Norme de contrôle applicable

[17]            Selon l'affaire Tehrankari c. Canada (Service correctionnel), [2000] A.C.F. no 495, le juge Lemieux a défini la norme de contrôle applicable au processus de grief du SCC. Il a énoncé:

[para 33] A word needs to be said about the standard of review applicable in this case keeping in mind the type of decision made and the decision-maker (see Baker v. Canada (Minister of Citizenship and Immigration), [1999] 2 S.C.R. 817. In Baker, supra, L'Heureux-Dubé J. pointed out it was held in Pushpanathan v. Canada (Minister of Citizenship and Immigration), [1998] 1 S.C.R. 982, a decision which related to the determination of a question of law in that case, (the interpretation of the exclusion provisions in section 2 of the Immigration Act as they relate to the definition of Convention refugee) made by the Immigration and Refugee Board, was subject to a standard of review of correctness but on other questions, the standard of review varied.

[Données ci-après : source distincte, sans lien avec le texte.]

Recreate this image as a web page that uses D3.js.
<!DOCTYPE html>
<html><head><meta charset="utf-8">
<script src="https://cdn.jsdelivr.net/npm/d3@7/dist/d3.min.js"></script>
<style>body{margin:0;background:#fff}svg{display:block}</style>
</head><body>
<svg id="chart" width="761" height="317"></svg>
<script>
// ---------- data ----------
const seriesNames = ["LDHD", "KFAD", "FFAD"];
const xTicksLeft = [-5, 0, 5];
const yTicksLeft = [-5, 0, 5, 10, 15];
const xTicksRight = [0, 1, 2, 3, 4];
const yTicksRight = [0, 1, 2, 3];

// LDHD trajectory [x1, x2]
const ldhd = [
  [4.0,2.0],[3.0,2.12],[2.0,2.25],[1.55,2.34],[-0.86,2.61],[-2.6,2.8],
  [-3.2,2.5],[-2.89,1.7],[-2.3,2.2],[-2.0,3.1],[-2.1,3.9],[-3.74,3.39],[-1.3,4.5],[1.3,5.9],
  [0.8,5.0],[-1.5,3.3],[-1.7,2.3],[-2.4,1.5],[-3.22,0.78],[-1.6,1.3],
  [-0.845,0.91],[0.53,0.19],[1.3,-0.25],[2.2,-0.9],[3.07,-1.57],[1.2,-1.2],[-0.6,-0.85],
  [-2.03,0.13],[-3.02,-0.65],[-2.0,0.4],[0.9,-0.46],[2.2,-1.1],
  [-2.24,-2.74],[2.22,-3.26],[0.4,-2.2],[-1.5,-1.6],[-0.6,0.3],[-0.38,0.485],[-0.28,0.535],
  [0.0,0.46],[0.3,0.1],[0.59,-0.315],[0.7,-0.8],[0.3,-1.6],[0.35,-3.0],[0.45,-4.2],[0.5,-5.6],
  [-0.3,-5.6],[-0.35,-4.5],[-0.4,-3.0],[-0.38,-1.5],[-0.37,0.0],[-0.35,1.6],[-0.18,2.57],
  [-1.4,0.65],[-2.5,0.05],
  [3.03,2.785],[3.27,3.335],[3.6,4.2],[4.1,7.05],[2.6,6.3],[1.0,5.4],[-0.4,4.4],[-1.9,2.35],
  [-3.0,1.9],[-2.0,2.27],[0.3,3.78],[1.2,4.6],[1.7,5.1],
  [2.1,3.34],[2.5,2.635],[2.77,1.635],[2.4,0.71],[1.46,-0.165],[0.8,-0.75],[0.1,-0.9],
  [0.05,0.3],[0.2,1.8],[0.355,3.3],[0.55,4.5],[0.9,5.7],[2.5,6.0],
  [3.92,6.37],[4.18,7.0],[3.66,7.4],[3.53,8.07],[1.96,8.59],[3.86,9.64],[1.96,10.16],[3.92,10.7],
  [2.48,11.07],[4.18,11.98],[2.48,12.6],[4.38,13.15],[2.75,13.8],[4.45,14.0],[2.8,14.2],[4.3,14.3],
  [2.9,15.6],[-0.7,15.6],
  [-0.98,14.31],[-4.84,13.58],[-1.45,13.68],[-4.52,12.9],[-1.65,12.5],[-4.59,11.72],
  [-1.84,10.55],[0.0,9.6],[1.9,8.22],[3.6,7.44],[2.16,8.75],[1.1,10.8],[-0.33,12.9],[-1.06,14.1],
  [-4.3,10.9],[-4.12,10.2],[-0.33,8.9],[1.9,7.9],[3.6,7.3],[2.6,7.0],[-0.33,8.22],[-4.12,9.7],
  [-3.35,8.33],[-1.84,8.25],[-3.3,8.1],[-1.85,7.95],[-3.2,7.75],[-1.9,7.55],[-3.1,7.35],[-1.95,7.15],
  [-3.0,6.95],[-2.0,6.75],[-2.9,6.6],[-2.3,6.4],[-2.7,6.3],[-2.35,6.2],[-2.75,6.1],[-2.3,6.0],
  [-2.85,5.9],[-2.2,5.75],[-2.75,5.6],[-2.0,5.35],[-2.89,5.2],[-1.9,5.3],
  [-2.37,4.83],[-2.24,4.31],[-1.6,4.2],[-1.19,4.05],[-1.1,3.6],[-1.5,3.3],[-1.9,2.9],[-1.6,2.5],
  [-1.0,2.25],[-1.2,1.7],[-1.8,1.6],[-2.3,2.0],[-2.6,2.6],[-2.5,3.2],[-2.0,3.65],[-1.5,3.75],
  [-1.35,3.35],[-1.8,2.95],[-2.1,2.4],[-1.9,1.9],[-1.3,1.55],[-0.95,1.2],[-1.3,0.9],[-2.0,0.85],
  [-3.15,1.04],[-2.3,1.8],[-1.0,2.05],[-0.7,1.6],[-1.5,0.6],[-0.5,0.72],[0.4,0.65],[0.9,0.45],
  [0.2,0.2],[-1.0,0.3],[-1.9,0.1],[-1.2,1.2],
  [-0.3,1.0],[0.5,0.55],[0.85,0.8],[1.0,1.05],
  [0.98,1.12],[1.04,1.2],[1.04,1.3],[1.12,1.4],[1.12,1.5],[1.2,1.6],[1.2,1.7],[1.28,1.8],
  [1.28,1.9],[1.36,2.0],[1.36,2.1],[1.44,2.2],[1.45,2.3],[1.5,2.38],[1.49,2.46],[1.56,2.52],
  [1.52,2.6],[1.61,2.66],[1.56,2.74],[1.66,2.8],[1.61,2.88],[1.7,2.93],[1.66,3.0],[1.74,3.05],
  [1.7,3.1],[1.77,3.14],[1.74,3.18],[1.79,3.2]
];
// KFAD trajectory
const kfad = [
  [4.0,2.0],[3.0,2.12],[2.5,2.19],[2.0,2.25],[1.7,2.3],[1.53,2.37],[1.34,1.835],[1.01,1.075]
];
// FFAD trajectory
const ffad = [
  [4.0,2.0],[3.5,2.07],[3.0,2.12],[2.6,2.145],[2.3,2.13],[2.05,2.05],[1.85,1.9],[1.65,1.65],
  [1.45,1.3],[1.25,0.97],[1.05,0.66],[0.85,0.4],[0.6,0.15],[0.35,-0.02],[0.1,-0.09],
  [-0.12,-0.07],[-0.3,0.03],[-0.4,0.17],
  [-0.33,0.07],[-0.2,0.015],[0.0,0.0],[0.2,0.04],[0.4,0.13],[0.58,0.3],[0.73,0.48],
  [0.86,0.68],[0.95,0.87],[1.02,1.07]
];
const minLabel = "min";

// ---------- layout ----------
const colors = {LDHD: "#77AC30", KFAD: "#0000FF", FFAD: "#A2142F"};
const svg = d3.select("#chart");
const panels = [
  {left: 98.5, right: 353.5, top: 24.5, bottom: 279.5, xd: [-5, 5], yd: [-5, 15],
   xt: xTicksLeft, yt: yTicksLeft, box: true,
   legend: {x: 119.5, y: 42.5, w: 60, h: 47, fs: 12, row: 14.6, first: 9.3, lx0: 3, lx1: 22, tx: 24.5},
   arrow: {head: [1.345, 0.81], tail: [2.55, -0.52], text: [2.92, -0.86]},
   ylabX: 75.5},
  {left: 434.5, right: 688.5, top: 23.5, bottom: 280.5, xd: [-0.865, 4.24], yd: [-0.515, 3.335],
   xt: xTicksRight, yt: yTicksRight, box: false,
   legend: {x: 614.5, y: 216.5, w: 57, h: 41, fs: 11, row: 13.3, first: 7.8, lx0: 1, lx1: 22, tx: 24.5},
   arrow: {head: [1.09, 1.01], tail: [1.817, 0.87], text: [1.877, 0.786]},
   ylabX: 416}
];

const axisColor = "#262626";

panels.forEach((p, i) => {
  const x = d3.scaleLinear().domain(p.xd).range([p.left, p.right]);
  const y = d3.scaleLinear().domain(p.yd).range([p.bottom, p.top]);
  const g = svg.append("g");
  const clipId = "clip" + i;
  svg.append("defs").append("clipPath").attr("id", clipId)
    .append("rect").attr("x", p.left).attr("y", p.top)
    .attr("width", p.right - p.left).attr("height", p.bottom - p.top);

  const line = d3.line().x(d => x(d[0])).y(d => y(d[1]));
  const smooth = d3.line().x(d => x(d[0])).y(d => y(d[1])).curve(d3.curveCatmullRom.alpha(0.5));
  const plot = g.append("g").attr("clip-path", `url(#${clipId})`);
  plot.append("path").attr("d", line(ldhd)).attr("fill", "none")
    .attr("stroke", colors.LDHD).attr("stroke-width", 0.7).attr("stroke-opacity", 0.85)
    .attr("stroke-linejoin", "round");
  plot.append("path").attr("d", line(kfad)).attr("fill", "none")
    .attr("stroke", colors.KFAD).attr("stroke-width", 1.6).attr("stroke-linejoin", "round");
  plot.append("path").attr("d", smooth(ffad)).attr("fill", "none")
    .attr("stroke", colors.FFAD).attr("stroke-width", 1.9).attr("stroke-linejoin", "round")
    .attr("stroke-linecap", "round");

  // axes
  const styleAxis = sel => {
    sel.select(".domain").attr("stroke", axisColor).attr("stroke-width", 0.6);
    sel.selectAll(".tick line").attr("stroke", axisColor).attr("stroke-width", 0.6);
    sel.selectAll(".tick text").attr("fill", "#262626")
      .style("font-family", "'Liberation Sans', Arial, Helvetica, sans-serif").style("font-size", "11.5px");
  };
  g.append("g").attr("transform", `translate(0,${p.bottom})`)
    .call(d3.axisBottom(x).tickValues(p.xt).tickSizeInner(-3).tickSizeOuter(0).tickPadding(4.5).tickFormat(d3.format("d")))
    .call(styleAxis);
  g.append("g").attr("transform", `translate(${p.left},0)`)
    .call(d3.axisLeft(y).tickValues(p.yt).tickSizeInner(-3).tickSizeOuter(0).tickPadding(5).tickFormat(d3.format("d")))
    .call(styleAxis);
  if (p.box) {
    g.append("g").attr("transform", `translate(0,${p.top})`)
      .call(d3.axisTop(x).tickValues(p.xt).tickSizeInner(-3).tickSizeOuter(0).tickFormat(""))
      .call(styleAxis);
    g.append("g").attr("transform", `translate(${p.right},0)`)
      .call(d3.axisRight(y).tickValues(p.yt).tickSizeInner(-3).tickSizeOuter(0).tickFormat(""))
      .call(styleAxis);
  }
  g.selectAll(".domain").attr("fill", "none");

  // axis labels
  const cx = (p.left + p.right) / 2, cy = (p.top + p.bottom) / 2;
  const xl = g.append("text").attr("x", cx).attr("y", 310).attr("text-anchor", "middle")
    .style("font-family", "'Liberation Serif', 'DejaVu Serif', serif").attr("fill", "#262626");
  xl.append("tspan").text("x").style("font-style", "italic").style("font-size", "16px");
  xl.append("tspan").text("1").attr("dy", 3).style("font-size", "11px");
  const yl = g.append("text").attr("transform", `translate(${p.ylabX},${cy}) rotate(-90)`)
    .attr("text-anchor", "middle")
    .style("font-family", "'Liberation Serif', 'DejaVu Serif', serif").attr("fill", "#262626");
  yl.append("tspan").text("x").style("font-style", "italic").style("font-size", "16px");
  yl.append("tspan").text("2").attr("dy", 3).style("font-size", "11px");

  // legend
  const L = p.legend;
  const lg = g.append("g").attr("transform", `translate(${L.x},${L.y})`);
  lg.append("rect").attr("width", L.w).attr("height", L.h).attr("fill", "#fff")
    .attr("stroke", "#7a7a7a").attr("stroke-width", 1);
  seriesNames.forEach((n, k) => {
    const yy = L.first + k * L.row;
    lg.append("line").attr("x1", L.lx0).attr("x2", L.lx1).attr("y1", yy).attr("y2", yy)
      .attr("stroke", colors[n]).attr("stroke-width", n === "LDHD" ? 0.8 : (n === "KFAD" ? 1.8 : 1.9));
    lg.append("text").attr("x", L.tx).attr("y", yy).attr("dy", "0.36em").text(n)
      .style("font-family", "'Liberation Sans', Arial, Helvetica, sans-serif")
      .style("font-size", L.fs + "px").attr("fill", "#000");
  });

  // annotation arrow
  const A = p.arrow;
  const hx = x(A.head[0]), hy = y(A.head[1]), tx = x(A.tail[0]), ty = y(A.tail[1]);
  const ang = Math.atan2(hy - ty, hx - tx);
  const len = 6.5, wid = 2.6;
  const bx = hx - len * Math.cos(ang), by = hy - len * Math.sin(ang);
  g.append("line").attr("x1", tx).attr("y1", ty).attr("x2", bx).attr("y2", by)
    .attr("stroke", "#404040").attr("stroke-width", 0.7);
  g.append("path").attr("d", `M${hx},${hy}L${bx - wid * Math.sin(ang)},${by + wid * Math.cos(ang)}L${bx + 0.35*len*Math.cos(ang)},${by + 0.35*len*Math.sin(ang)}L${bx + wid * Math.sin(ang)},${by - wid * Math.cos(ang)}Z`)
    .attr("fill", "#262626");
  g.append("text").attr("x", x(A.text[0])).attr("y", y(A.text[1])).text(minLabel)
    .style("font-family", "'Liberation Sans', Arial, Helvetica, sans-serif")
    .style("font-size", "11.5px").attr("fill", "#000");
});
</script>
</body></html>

[para 44] To conclude on this point, I would apply a correctness standard if the question involved is the proper interpretation of section 24 of the Act; however, I would apply the standard of reasonableness simpliciter if the question involved is either the application of proper legal principles to the facts or whether the refusal decision to correct information on the offender's file was proper. The patently unreasonable standard applies to pure findings of fact. (Subsection 18.2(4) of the Federal Court Act, R.S.C. 1985, c. F-7.)

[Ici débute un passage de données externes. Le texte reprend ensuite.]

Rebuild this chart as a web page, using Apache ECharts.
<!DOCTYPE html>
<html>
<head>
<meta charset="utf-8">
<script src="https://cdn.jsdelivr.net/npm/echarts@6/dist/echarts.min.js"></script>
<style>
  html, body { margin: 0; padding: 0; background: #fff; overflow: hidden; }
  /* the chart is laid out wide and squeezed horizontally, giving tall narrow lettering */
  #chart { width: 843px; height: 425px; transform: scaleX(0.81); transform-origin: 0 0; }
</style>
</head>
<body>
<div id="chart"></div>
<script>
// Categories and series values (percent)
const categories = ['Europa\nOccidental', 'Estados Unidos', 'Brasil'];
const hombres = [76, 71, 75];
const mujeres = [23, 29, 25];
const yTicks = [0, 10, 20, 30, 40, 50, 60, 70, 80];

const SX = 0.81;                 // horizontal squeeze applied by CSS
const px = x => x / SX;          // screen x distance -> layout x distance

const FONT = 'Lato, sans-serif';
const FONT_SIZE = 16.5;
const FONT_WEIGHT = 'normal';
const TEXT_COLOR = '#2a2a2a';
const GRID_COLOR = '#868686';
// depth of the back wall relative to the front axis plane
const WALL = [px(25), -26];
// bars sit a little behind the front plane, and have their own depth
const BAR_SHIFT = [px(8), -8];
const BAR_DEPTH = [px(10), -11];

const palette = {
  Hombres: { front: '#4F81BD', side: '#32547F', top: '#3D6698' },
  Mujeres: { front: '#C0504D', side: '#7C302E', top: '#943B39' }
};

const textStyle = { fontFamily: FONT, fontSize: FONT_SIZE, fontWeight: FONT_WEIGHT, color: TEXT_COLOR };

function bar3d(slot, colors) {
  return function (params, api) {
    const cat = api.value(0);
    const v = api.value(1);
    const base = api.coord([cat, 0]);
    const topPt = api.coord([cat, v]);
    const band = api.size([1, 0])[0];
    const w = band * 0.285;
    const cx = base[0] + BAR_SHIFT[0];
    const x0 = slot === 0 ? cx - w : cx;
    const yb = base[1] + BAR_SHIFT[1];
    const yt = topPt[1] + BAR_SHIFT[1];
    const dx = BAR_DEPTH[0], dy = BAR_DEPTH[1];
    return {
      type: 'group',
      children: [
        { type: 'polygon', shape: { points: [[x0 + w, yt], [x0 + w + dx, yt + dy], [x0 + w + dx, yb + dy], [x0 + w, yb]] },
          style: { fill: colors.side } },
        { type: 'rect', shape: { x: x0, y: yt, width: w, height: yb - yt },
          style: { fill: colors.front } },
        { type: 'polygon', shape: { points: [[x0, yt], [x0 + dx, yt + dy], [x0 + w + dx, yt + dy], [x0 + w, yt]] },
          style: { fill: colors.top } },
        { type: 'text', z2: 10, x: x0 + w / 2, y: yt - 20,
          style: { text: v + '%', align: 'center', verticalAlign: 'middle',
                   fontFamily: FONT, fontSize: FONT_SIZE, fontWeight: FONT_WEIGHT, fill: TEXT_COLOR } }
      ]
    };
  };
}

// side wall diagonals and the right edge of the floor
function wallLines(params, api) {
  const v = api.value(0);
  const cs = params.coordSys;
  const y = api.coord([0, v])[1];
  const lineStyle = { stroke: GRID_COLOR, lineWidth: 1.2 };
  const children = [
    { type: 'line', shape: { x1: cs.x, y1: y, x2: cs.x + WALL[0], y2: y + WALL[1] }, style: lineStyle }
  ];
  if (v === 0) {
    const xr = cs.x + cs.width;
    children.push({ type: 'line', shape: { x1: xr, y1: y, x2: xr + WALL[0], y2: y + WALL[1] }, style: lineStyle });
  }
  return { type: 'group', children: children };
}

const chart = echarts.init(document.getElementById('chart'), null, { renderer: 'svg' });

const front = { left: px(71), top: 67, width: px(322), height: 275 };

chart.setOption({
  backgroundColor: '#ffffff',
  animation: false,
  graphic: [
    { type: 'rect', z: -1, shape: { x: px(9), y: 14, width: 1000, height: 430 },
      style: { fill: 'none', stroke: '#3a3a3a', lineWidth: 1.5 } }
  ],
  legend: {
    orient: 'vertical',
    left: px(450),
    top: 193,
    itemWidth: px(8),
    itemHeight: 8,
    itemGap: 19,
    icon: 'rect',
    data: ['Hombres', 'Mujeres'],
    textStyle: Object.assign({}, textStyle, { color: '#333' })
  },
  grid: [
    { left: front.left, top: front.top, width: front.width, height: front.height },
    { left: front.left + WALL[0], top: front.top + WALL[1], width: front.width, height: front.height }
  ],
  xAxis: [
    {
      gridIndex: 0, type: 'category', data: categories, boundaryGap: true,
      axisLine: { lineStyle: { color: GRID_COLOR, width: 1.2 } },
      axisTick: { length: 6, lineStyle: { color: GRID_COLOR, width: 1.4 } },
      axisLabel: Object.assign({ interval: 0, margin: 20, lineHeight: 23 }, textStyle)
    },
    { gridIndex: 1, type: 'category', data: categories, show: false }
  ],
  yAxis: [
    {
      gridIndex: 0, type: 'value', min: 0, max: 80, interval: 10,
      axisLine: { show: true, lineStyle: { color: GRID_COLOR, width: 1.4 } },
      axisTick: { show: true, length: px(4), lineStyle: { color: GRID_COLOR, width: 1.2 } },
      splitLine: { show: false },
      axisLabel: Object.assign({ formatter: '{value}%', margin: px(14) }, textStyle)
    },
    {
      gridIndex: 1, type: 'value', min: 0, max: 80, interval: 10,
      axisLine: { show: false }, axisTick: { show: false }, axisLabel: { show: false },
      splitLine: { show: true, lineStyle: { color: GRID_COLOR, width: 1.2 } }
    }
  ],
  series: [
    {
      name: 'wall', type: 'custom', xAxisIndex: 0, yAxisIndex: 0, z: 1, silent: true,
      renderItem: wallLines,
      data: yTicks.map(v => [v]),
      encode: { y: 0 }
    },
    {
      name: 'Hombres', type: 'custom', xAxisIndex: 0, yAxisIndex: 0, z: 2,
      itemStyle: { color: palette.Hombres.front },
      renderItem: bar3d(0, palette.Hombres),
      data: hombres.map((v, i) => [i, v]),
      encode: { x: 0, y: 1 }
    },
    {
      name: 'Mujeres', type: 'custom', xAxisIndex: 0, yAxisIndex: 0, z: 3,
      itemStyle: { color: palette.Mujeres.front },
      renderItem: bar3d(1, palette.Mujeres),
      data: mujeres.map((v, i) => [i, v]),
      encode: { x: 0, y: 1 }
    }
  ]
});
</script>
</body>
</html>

[18]            En l'espèce, les conclusions tirées par le Commissaire adjoint sont basées sur des faits. En conséquence, la norme de contrôle judiciaire applicable est celle de manifestement déraisonnable.

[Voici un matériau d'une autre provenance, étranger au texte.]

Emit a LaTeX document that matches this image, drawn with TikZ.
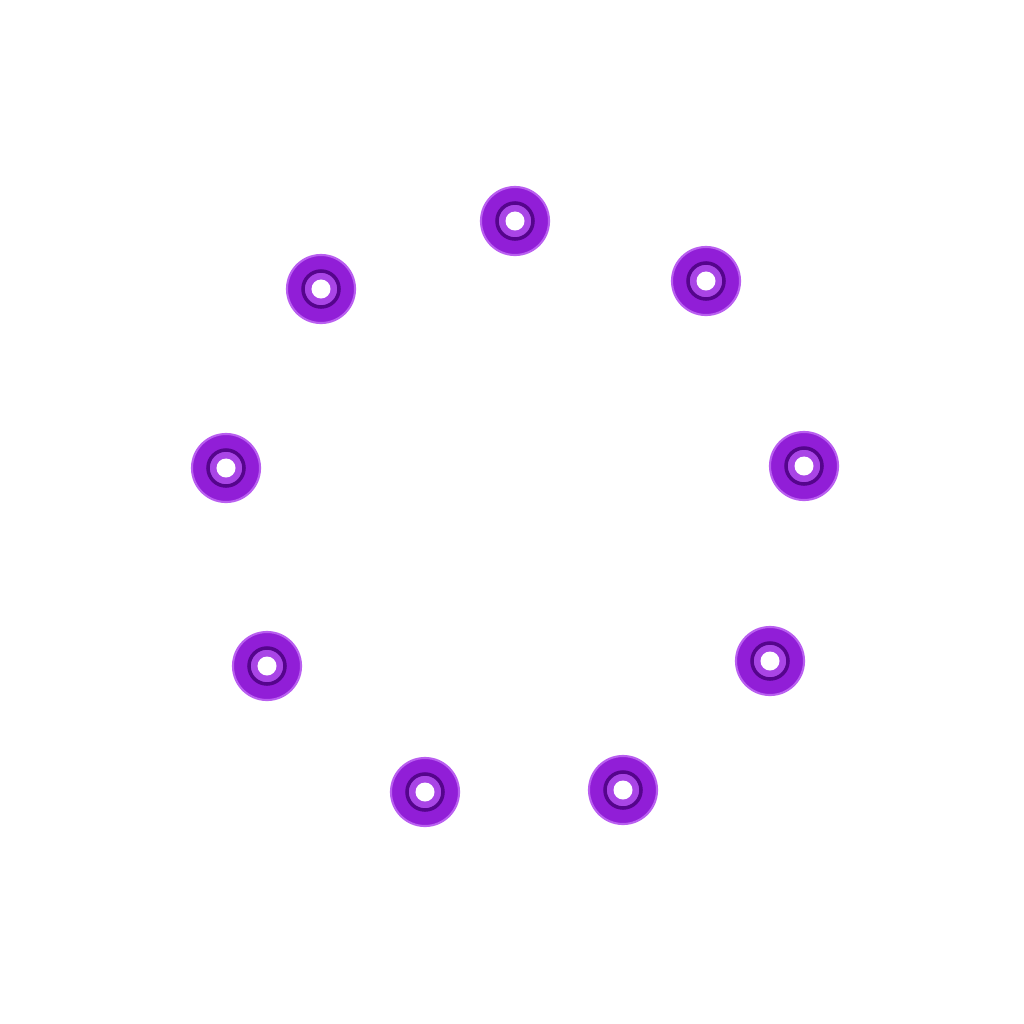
\documentclass[tikz,border=0pt]{standalone}
\usetikzlibrary{positioning}
\definecolor{washer}{RGB}{145,30,215}
\definecolor{washerdark}{RGB}{85,5,140}
\definecolor{washerlight}{RGB}{185,95,240}
\tikzset{
  outerring/.style={circle,fill=washer,draw=washerlight,line width=0.6pt,minimum size=0.68cm,inner sep=0pt},
  innerring/.style={circle,fill=washerlight!60!washer,draw=washerdark,line width=1pt,minimum size=0.36cm,inner sep=0pt},
  hole/.style={circle,fill=white,minimum size=0.19cm,inner sep=0pt}
}
\begin{document}
\begin{tikzpicture}[x=0.01cm,y=-0.01cm]
  \useasboundingbox (0,0) rectangle (1024,1024);
  %Washers placed round the circle
  \foreach \name/\x/\y in {w1/515/221,w2/706/281,w3/804/466,w4/770/661,w5/623/790,w6/425/792,w7/267/666,w8/226/468,w9/321/289} {
    \node [outerring] (\name) at (\x,\y) {};
    \node [innerring] (\name in) at (\name) {};
    \node [hole] (\name hole) at (\name) {};
  }
\end{tikzpicture}
\end{document}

Participation au programme de traitement intensif pour délinquants violents (Intensive Violent Offender Program)

[19]            Le Commissaire adjoint a tenu compte du plan correctionnel du demandeur. Afin de réduire le risque que le demandeur pose au public, le plan correctionnel suggéré par le Commissaire adjoint recommande au demandeur de traiter sa tendance au comportement violent en suivant le programme de traitement intensif pour délinquants. Le Commissaire adjoint écrit à ce sujet dans sa décision:

Votre participation au programme de traitement intensif pour délinquants violents (Intensive Violent Offender Program) est considérée comme un élément crucial de votre réhabilitation. Comme vous n'avez pas été admis dans ce programme en raison de vos difficultés à maîtriser la langue anglaise, d'autres alternatives doivent être envisagées à court ou moyen terme.

[20]            Or, le Commissaire adjoint a accordé plus de poids à la sécurité du public qu'aux objectifs de réhabilitation du plan. Le pouvoir conféré au Commissaire (ou à son délégué) est de nature double: discrétionnaire selon l'affaire Légère c. Canada [1997] A.C.F. no 749 (C.F. (1re inst.)) où le juge Pinard a énoncé:

[para 6] The decision to transfer or to refuse to transfer an inmate is a discretionary one, which attracts the duty of procedural fairness.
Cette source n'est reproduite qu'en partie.